Iran supreme leader calls suspected schoolgirl poisonings ‘unforgivable’

Ayatollah Ali Khamenei says culprits should be severely punished, amid signs hundreds of girls have been treated in hospital

Iran’s supreme leader has called the suspected poisoning of Iranian schoolgirls in recent months an “unforgivable” crime amid signs that hundreds of schoolgirls have been treated in hospital, many more than the regime had previously admitted.

“Authorities should seriously pursue the issue of students’ poisoning. This is an unforgivable and big crime … The perpetrators of this crime should be severely punished,” Ayatollah Ali Khamenei said. He added there would be no amnesty for those found guilty.

It was his first public reaction since the suspected poisonings began three months ago. Iranian officials acknowledged the incidents only in recent weeks and have provided no details on who may be behind the attacks or what chemicals – if any – have been used. On Monday it emerged that authorities had arrested a Qom-based journalist, Ali Pourtabatabaei, who was regularly reporting on the suspected poisonings.

Iranian activists and civil rights groups are calling for nationwide rallies this week to denounce the authorities’ failure to do more to investigate the poisoning

No evidence has emerged that definitively links the incidents to poisoning attacks, and some experts outside Iran have said psychological factors could be playing a role in at least some of the cases. Some authorities have called for parents to show calm, with some implying mass hysteria is taking hold.

Hundreds of girls in schools in at least 25 of Iran’s 31 provinces have been affected since the first report of a suspected attack in the holy city of Qom in November, according to Iranian officials.
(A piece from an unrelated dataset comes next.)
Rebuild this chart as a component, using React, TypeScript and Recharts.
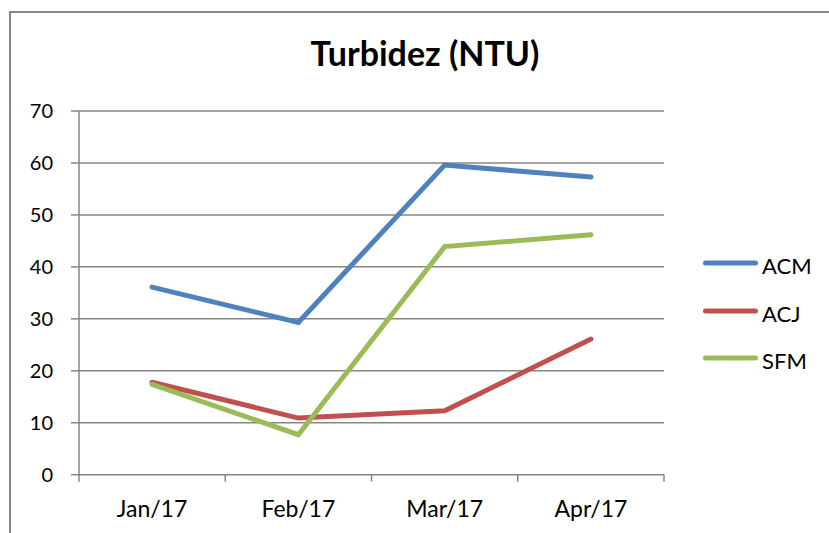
import React from 'react';
import { LineChart, Line, XAxis, YAxis, CartesianGrid, Legend } from 'recharts';

const months = ['Jan/17', 'Feb/17', 'Mar/17', 'Apr/17'];
const acm = [36.1, 29.3, 59.6, 57.3];
const acj = [17.8, 10.9, 12.3, 26.1];
const sfm = [17.4, 7.7, 43.9, 46.2];
const yTicks = [0, 10, 20, 30, 40, 50, 60, 70];
const boundaryTicks = [0, 1, 2, 3, 4];

const series = [
  { key: 'ACM', color: '#4F81BD' },
  { key: 'ACJ', color: '#C0504D' },
  { key: 'SFM', color: '#9BBB59' },
];

const data = months.map((m, i) => ({ month: m, pos: i + 0.5, ACM: acm[i], ACJ: acj[i], SFM: sfm[i] }));

const FONT = 'Lato, "Noto Sans", sans-serif';
const GRID = '#868686';

const LegendContent = () => (
  <div style={{ fontFamily: FONT }}>
    {series.map((s) => (
      <div key={s.key} style={{ height: 47.5, display: 'flex', alignItems: 'center' }}>
        <svg width={55} height={8} style={{ display: 'block' }}>
          <line x1={2.5} y1={4} x2={52.5} y2={4} stroke={s.color} strokeWidth={5} strokeLinecap="round" />
        </svg>
        <span style={{ marginLeft: 4, fontSize: 22, color: '#000', lineHeight: '22px', position: 'relative', top: 3 }}>{s.key}</span>
      </div>
    ))}
  </div>
);

export default function App() {
  return (
    <div style={{ position: 'absolute', left: 0, top: 0, width: 829, height: 533, overflow: 'hidden', background: '#fff' }}>
      <div
        style={{
          position: 'absolute',
          left: 9,
          top: 11,
          width: 900,
          height: 600,
          border: '2px solid #888',
          boxSizing: 'border-box',
        }}
      />
      <div
        style={{
          position: 'absolute',
          left: 0,
          width: 850,
          top: 33,
          textAlign: 'center',
          fontFamily: FONT,
          fontWeight: 'bold',
          fontSize: 34,
          lineHeight: '40px',
          color: '#000',
        }}
      >
        Turbidez (NTU)
      </div>
      <div style={{ position: 'absolute', left: 0, top: 0 }}>
        <LineChart width={829} height={533} data={data} margin={{ top: 111, right: 45, left: 0, bottom: 0 }}>
          <CartesianGrid xAxisId="cat" vertical={false} stroke={GRID} strokeWidth={1.5} />
          <XAxis
            dataKey="pos"
            type="number"
            domain={[0, 4]}
            allowDataOverflow
            ticks={boundaryTicks}
            height={1}
            axisLine={false}
            tickFormatter={() => ''}
            tickLine={{ stroke: GRID, strokeWidth: 1.5 }}
            tickSize={7}
            interval={0}
          />
          <XAxis
            xAxisId="cat"
            dataKey="month"
            height={57.3}
            padding={{ left: 73, right: 73 }}
            axisLine={false}
            tickLine={false}
            tickSize={7}
            tickMargin={18}
            tick={{ fill: '#000', fontSize: 23, fontFamily: FONT }}
            interval={0}
          />
          <YAxis
            width={79}
            domain={[0, 70]}
            ticks={yTicks}
            axisLine={{ stroke: GRID, strokeWidth: 1.5 }}
            tickLine={{ stroke: GRID, strokeWidth: 1.5 }}
            tickSize={8}
            tickMargin={18}
            tick={{ fill: '#000', fontSize: 20, fontFamily: FONT }}
            interval={0}
          />
          <Legend
            layout="vertical"
            align="right"
            verticalAlign="middle"
            content={<LegendContent />}
            wrapperStyle={{ left: 703, top: 239.25, right: 'auto', bottom: 'auto', width: 120 }}
          />
          {series.map((s) => (
            <Line
              key={s.key}
              xAxisId="cat"
              type="linear"
              dataKey={s.key}
              stroke={s.color}
              strokeWidth={5}
              dot={false}
              activeDot={false}
              strokeLinecap="round"
              isAnimationActive={false}
            />
          ))}
        </LineChart>
      </div>
    </div>
  );
}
Some politicians have suggested they could have been targeted by extremist religious groups opposed to girls’ education in line with the thinking of the Taliban in Afghanistan.

Jailed human rights activist Narges Mohammadi joined several teachers’ unions and student organisations calling on Iranians to take to the streets on 8 March, International Women’s Day.

Panic scenes were reported in several western Kurdish towns, where dozens of schoolgirls were sent to medical centres with poisoning symptoms.

“So far, the government has not prevented the continuation of this violence against our children, and has not even investigated or found any suspects,” Mohammadi said in an Instragram post.

“We cannot and should not be silent about the widespread and linked poisoning of students, especially schoolgirls, during the past week. This hateful and inhumane act has not been committed only to repress protests,” she said.

Mohammadi called on the UN “not to ignore this inhumane and frightening behaviour and to take immediate practical action”.

Shahriar Heydari, a member of the Iranian parliament’s security commission, demanded that the country’s security council step up its inquiries into what he called an organised movement.

The incidents have spread further fear among parents during months of unrest sparked by the death in custody of Mahsa Amini in September. Videos of upset parents and schoolgirls in emergency rooms with IVs in their arms have flooded social media. Some parents have taken their children out of school and held protests against the establishment.

For the first time since the Islamic Revolution in 1979, schoolgirls have been joining the protests that spiralled after Amini’s death. Some activists have accused the establishment of the poisonings in revenge.

On Monday there were reports of suspected poisonings affecting 39 students in Shandarman Masal, 30 students in Qochan, and 16 students and a teacher in Neishabur. A group of students from a girls’ dormitory in Mashhad were taken to hospital, as were a group of girls in Kohdasht.

Habib Haibar, the vice-chancellor of Ahvaz Jundishapur University of Medical Sciences, said 1,104 schoolgirls had been treated in hospitals in Khuzestan province alone for symptoms linked to possible poisoning attacks.

The rapid spread of cases has prompted some observers to draw parallels with a similar phenomenon documented by the World Health Organization in Afghanistan between 2009 and 2012, when hundreds of girls across the country complained of strange smells and poisoning. No evidence was found to support the suspicions and the WHO said it appeared to be “mass psychogenic illnesses”.

UK-based experts interviewed by the BBC over the weekend did not rule out the possibility of toxic substances being involved in Iran but suggested that psychological factors could be a factor too.

Unlike neighbouring Afghanistan, Iran has no history of religious extremists targeting women and girls’ education. Even at the height of the 1979 revolution women and girls continued attending schools and universities.

The seriousness with which the security forces have sought out perpetrators has been contrasted with their treatment of protesters demanding the right to choose whether to wear a hijab.

Theories abound in Iranian society about the cause of the incidents. Some have said the children possess a heightened sense of smell, with others blaming collective paranoia, the work of the Israeli intelligence services or reactionary zealots.

The controversy has been deepened by the efforts of some conservative-minded politicians in parliament to object to any debate being held.


Iran has imposed stringent restrictions on independent media since the outbreak of nationwide protests in September, making it difficult to determine the nature and scope of the incidents. Affected children have reportedly complained of headaches, heart palpitations, feeling lethargic or otherwise unable to move. Some described smelling tangerines, chlorine or cleaning agents.